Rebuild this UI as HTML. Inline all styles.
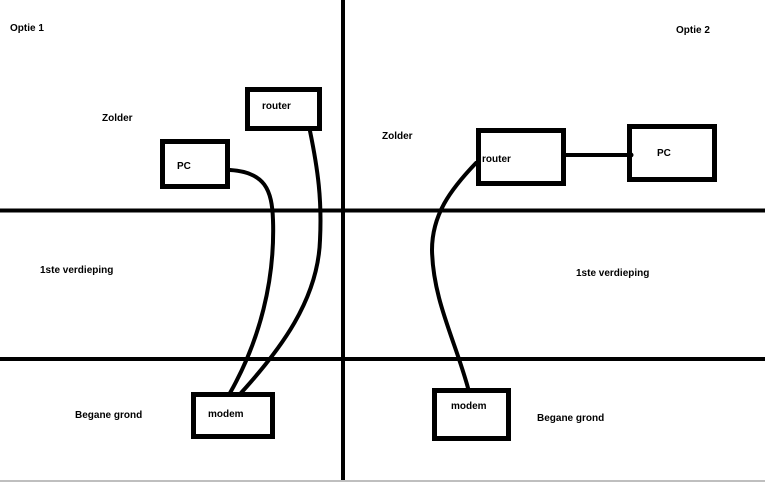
<!DOCTYPE html>
<html><head><meta charset="utf-8"><style>
html,body{margin:0;padding:0;background:#fff;width:765px;height:482px;overflow:hidden}
svg{display:block}
text{font-family:"Liberation Sans",sans-serif;font-weight:bold;font-size:10px;fill:#000}
</style></head><body>
<svg width="765" height="482" viewBox="0 0 765 482" xmlns="http://www.w3.org/2000/svg">
<rect x="0" y="0" width="765" height="482" fill="#fff"/>
<g stroke="#000" stroke-width="4" fill="none">
<line x1="343" y1="0" x2="343" y2="480"/>
<line x1="0" y1="210.5" x2="765" y2="210.5"/>
<line x1="0" y1="359" x2="765" y2="359"/>
</g>
<line x1="0" y1="481" x2="765" y2="481" stroke="#aaa" stroke-width="1.5"/>
<g stroke="#000" stroke-width="5" fill="#fff">
<rect x="247.5" y="89.5" width="72" height="39"/>
<rect x="162.5" y="141.5" width="65" height="45"/>
<rect x="193.5" y="394.5" width="79" height="42"/>
<rect x="434.5" y="390.5" width="74" height="48"/>
<rect x="478.5" y="130.5" width="85" height="53"/>
<rect x="629.5" y="126.5" width="85" height="53"/>
</g>
<g stroke="#000" stroke-width="4" fill="none" stroke-linecap="round">
<path d="M230 170 C265 172 272 190 273 220 C275 280 260 340 230 393"/>
<path d="M310 131 C318 170 322 200 320 240 C318 300 280 350 241 393"/>
<path d="M476 163 C450 190 432 215 432 250 C433 300 455 340 468 388"/>
<line x1="566" y1="155" x2="631" y2="155"/>
</g>
<circle cx="631" cy="155" r="2.5" fill="#000"/>
<text x="10" y="31">Optie 1</text>
<text x="676" y="33">Optie 2</text>
<text x="102" y="121">Zolder</text>
<text x="382" y="139">Zolder</text>
<text x="40" y="273">1ste verdieping</text>
<text x="576" y="276">1ste verdieping</text>
<text x="75" y="418">Begane grond</text>
<text x="537" y="421">Begane grond</text>
<text x="262" y="109">router</text>
<text x="177" y="169">PC</text>
<text x="482" y="162">router</text>
<text x="657" y="156">PC</text>
<text x="208" y="417">modem</text>
<text x="451" y="409">modem</text>
</svg>
</body></html>
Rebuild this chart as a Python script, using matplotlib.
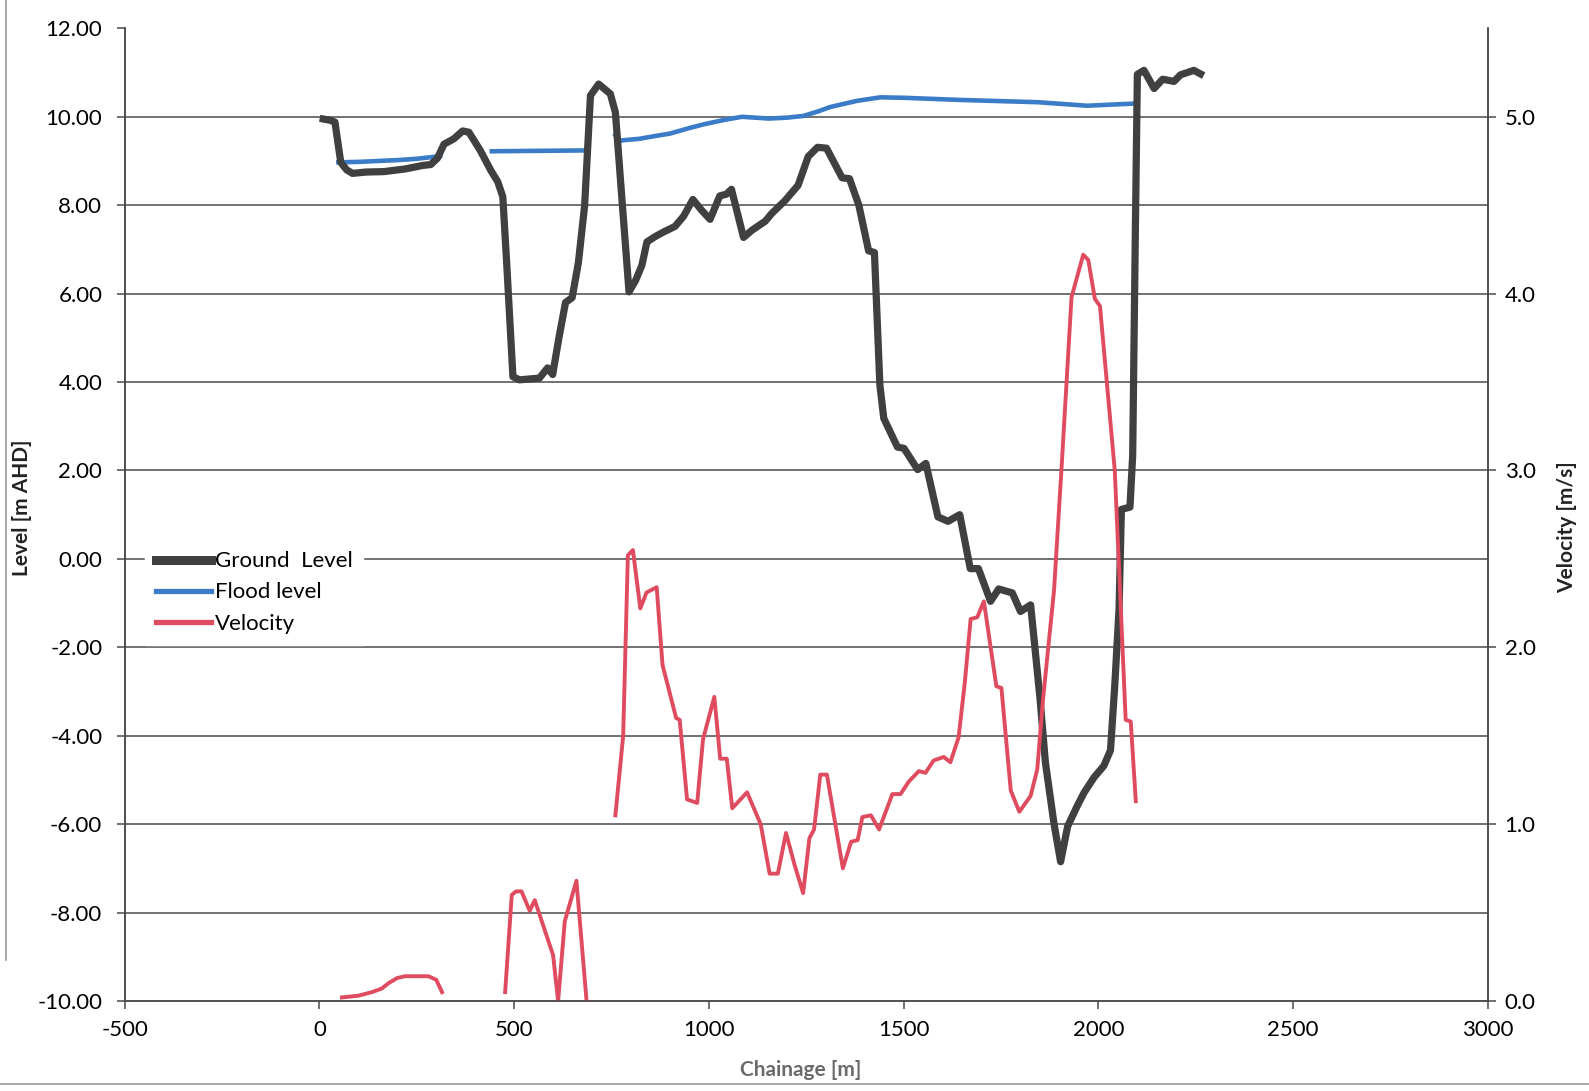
import matplotlib
matplotlib.use('Agg')
import matplotlib.pyplot as plt
from matplotlib.lines import Line2D
from matplotlib.ticker import FormatStrFormatter

plt.rcParams['font.family'] = ['Lato', 'DejaVu Sans']
plt.rcParams['axes.unicode_minus'] = False

# Ground level profile (chainage m, level m AHD)
ground_ch = [10, 28, 40, 55, 70, 85, 120, 166, 220, 266, 286, 303, 320, 345, 368, 384, 413, 440,
             458, 471, 481, 497, 514, 540, 565, 586, 599, 615, 632, 649, 665, 681, 696, 717, 747,
             760, 778, 795, 812, 828, 841, 862, 885, 913, 935, 959, 980, 1003, 1028, 1045, 1058,
             1089, 1110, 1145, 1161, 1195, 1229, 1255, 1279, 1302, 1342, 1361, 1385, 1410, 1425,
             1439, 1449, 1484, 1501, 1536, 1557, 1588, 1614, 1644, 1671, 1692, 1723, 1744, 1779,
             1800, 1826, 1850, 1864, 1886, 1903, 1921, 1945, 1963, 1989, 2014, 2031, 2042, 2053,
             2059, 2081, 2088, 2095, 2100, 2117, 2143, 2165, 2194, 2211, 2245, 2262]
ground_lv = [9.95, 9.92, 9.88, 8.97, 8.8, 8.72, 8.75, 8.76, 8.82, 8.9, 8.92, 9.06, 9.38, 9.5,
             9.68, 9.65, 9.24, 8.79, 8.53, 8.19, 6.68, 4.12, 4.05, 4.07, 4.09, 4.32, 4.17, 5.0,
             5.8, 5.91, 6.7, 7.99, 10.48, 10.74, 10.52, 10.1, 8.0, 6.04, 6.3, 6.64, 7.17, 7.29,
             7.4, 7.52, 7.75, 8.13, 7.9, 7.68, 8.21, 8.25, 8.36, 7.27, 7.43, 7.64, 7.81, 8.1,
             8.45, 9.1, 9.31, 9.29, 8.62, 8.6, 8.0, 6.97, 6.93, 3.93, 3.18, 2.53, 2.5, 2.02,
             2.16, 0.95, 0.85, 1.0, -0.22, -0.22, -0.96, -0.68, -0.77, -1.19, -1.04, -3.15,
             -4.61, -5.99, -6.85, -6.05, -5.6, -5.29, -4.94, -4.68, -4.33, -2.86, -1.13, 1.12,
             1.17, 2.34, 7.53, 10.96, 11.05, 10.64, 10.85, 10.8, 10.95, 11.05, 10.97]

# Flood level, three wet reaches
flood1_ch = [49, 100, 150, 200, 250, 310]
flood1_lv = [8.97, 8.98, 9.0, 9.02, 9.05, 9.11]
flood2_ch = [443, 691]
flood2_lv = [9.22, 9.24]
flood3_ch = [760, 770, 780, 820, 859, 900, 952, 987, 1040, 1085, 1154, 1200, 1243, 1280, 1311,
             1380, 1440, 1500, 1648, 1844, 1971, 2094]
flood3_lv = [9.58, 9.45, 9.47, 9.5, 9.56, 9.62, 9.75, 9.83, 9.93, 10.0, 9.96, 9.98, 10.02,
             10.12, 10.22, 10.36, 10.44, 10.43, 10.38, 10.33, 10.25, 10.3]

# Velocity (m/s), same reaches
vel1_ch = [58, 100, 135, 160, 177, 200, 220, 280, 300, 315]
vel1_v = [0.02, 0.03, 0.05, 0.07, 0.1, 0.13, 0.14, 0.14, 0.12, 0.05]
vel2_ch = [477, 494, 505, 519, 540, 553, 600, 613, 630, 660, 686]
vel2_v = [0.05, 0.6, 0.62, 0.62, 0.51, 0.57, 0.26, 0.0, 0.45, 0.68, 0.0]
vel3_ch = [760, 780, 792, 805, 824, 840, 866, 881, 916, 925, 944, 970, 985, 1014, 1029, 1046,
           1060, 1098, 1133, 1156, 1177, 1198, 1220, 1242, 1258, 1270, 1286, 1303, 1344, 1365,
           1382, 1394, 1416, 1437, 1471, 1492, 1513, 1539, 1556, 1577, 1603, 1620, 1641, 1657,
           1672, 1689, 1706, 1738, 1751, 1775, 1797, 1826, 1843, 1858, 1886, 1905, 1931, 1961,
           1974, 1991, 2004, 2042, 2070, 2083, 2096]
vel3_v = [1.05, 1.5, 2.52, 2.55, 2.22, 2.31, 2.34, 1.9, 1.6, 1.59, 1.14, 1.12, 1.48, 1.72,
          1.37, 1.37, 1.09, 1.18, 1.0, 0.72, 0.72, 0.95, 0.77, 0.61, 0.92, 0.97, 1.28, 1.28,
          0.75, 0.9, 0.91, 1.04, 1.05, 0.97, 1.17, 1.17, 1.24, 1.3, 1.29, 1.36, 1.38, 1.35,
          1.49, 1.8, 2.16, 2.17, 2.26, 1.78, 1.77, 1.19, 1.07, 1.16, 1.31, 1.71, 2.32, 3.0,
          3.98, 4.22, 4.19, 3.97, 3.93, 3.0, 1.59, 1.58, 1.13]

level_ticks = list(range(-10, 13, 2))
vel_ticks = [0, 1, 2, 3, 4, 5]
chain_ticks = list(range(-500, 3001, 500))

GROUND = '#404040'
FLOOD = '#3b7cc8'
VEL = '#df4b5f'
GRID = '#4a4a4a'

fig = plt.figure(figsize=(15.89, 10.91), dpi=100)
ax = fig.add_axes([0.0784, 0.0825, 0.858, 0.8915])
ax2 = ax.twinx()

for lv in level_ticks[1:-1]:
    ax.axhline(lv, color=GRID, lw=1.1, zorder=0)

ax.plot(ground_ch, ground_lv, color=GROUND, lw=5.2, solid_joinstyle='round', zorder=3)
for xs, ys in [(flood1_ch, flood1_lv), (flood2_ch, flood2_lv), (flood3_ch, flood3_lv)]:
    ax.plot(xs, ys, color=FLOOD, lw=3.3, zorder=2)
for xs, ys in [(vel1_ch, vel1_v), (vel2_ch, vel2_v), (vel3_ch, vel3_v)]:
    ax2.plot(xs, ys, color=VEL, lw=2.8)

ax.set_xlim(-500, 3000)
ax.set_ylim(-10, 12)
ax2.set_ylim(0, 5.5)
ax.set_xticks(chain_ticks)
ax.set_yticks(level_ticks)
ax2.set_yticks(vel_ticks)
ax.yaxis.set_major_formatter(FormatStrFormatter('%.2f'))
ax2.yaxis.set_major_formatter(FormatStrFormatter('%.1f'))

for a in (ax, ax2):
    a.spines['top'].set_visible(False)
    for s in ('left', 'right', 'bottom'):
        a.spines[s].set_color(GRID)
        a.spines[s].set_linewidth(1.1)
ax.tick_params(axis='y', length=6, width=1.1, color=GRID, pad=10, labelsize=16)
ax.tick_params(axis='x', length=6, width=1.1, color=GRID, pad=8, labelsize=16)
ax2.tick_params(axis='y', length=6, width=1.1, color=GRID, pad=6, labelsize=16)

fig.text(0.014, 0.535, 'Level [m AHD]', rotation=90, ha='center', va='center',
         fontsize=15, fontweight='bold', color='#222222')
fig.text(0.986, 0.517, 'Velocity [m/s]', rotation=90, ha='center', va='center',
         fontsize=15, fontweight='bold', color='#222222')
fig.text(0.504, 0.019, 'Chainage [m]', ha='center', va='center',
         fontsize=15, fontweight='bold', color='#6a6a6a')

handles = [Line2D([], [], color=GROUND, lw=6.5),
           Line2D([], [], color=FLOOD, lw=3.8),
           Line2D([], [], color=VEL, lw=3.8)]
leg = ax2.legend(handles, ['Ground  Level', 'Flood level', 'Velocity'],
                 loc='upper left', bbox_to_anchor=(0.084, 0.515), bbox_transform=fig.transFigure,
                 frameon=True, fontsize=16, handlelength=2.5, handletextpad=0.15,
                 labelspacing=0.5, borderpad=0.5, fancybox=False)
leg.get_frame().set_facecolor('white')
leg.get_frame().set_edgecolor('white')
leg.get_frame().set_alpha(1)
leg.set_zorder(10)

# scan page edges
fig.add_artist(Line2D([0.004, 0.004], [0.12, 1.0], transform=fig.transFigure, color='#9a9a9a', lw=1.2))
fig.add_artist(Line2D([0.0, 1.0], [0.006, 0.006], transform=fig.transFigure, color='#9a9a9a', lw=1.2))

fig.savefig('out.png', dpi=100)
━━━━━━━━━━
◆ **SET TASK**: Return each line where "Rebuild" shows up.

◆ **TASK SOLUTION**:
Rebuild this UI as HTML. Inline all styles.
Rebuild this chart as a Python script, using matplotlib.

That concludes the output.